Isso é muito importante na formação das crianças para que elas não acreditem que a única coisa entre elas e um crime é a polícia ou a cadeia. Esse pensamento é típico de um psicopata. A educação emocional e social é parte importante na constituição das crianças como seres sociais, já que sem isso não há respeito sobre o espaço alheio. Afinal, não há polícia em todo lugar. E dizer-lhes que o motivo pelo qual não devem agir de tal forma é pela presença de terceiros é o mesmo que dizer que, na ausência destes, tal comportamento não tem problema. Sendo assim, essas pessoas não estão prontas para lidar com a moral. A polícia não tem que ser a regra para evitar crimes. A regra é a educação. A polícia tem que lidar com as exceções à regra. Nossos filhos tem que aprender conosco porque um crime é errado, porque ferir o outro é errado. A polícia é para aqueles que não conseguem aprender essa lição.

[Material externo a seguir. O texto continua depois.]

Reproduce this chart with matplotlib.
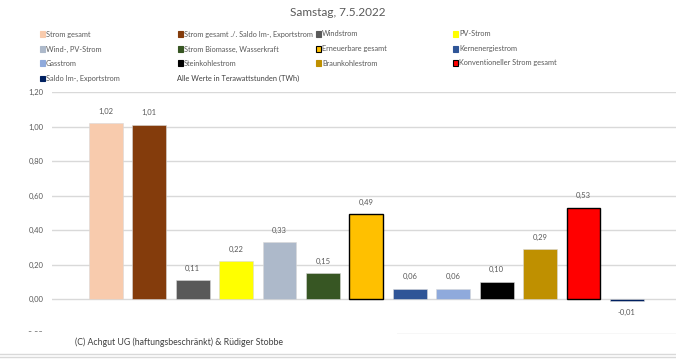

Esse exemplo se aplica ao fenômeno da corrupção política. É inegável a necessidade da Polícia Federal como força coercitiva da corrupção, assim o Ministério Público, etc. Já que são instituições que visam garantir uma conduta moral aceitável. A Constituição possui o mesmo princípio garantidor e preservador contra aqueles que atentam contra o coletivo. Mas uma forma de prevenir isso é fornecer subsídios cognitivos e emocionais para pensar por si mesmo e processar as variáveis envolvidas. Ser capaz de ponderar sobre si, seu desejo, o outro e o espaço do outro. Será que damos esses subsídios aos jovens? Seriam eles perversos por natureza ou apenas mal educados, no sentido literal da expressão?
A segunda parte discorre sobre Aristóteles e a virtude, colocando o homem virtuoso na posição de exemplo comportamental. Mas aí se iniciam os questionamentos sobre o que é virtude. Aristóteles reconhece como virtuoso o homem que sabe como agir diante da tempestade. O homem virtuoso é aquele que é capaz de resolver o conflito, de guiar o barco na tormenta. E a virtude é um ato contínuo, não a esporádica manifestação que impressiona. O professor virtuoso, portanto, seria aquele que ensina decentemente em todas as aulas e o arquiteto virtuoso seria aquele que se aplica em todas as suas construções.
Temos como ponto de reflexão a construção da virtude e da moral pelo ponto de ação onde é feita uma escolha. Mas toda escolha é excludente, o que sugere que a virtude é a habilidade de administrar conflitos, sejam internos ou externos. E para que isso seja feito é preciso construir uma moral. Ela vai administrar os conflitos com base nos princípios internos que você acolhe em si. Somente após a construção da moral é possível a escolha do caminho que te reflete fielmente e que lhe torna virtuoso.
Tenho como exemplo muito claro da minha escala de valores um momento da minha vida em que estava empregado e possuía um salário, mas não estava trabalhando na área da psicologia. Nesse mesmo momento me foi oferecido um estágio em avaliação neuropsicológica, mas que entrava em conflito de horários com emprego que eu tinha. E para completar a equação, o estágio não tinha bolsa. Eu passei por volta de uma semana refletindo até me recordar de uma coisa que eu disse para mim mesmo ao início da universidade, que é “a psicologia vem primeiro”. E eu aceitei o estágio e larguei o emprego. Mesmo que não fosse financeiramente positivo no presente, os ganhos curriculares de uma prática eram mais valiosos para mim porque até esse momento eu não havia trabalho com psicologia. Então a oportunidade de atuar no campo em que eu iria me forma era mais valioso para mim do que um salário mínimo.
Para fazer esse tipo de escolha, primeiramente, você precisa estabelecer o princípio e valor que lhe é mais importante no momento. À que cada um lhe serve e é útil? Que posição ocupa na sua escala de valores. Talvez você queira montar seu negócio próprio, ou esteja esgotado de trabalhar sem um propósito. A boa resolução desse conflito se dá pelo autoconhecimento de seus valores. É isso que acalma a tempestade.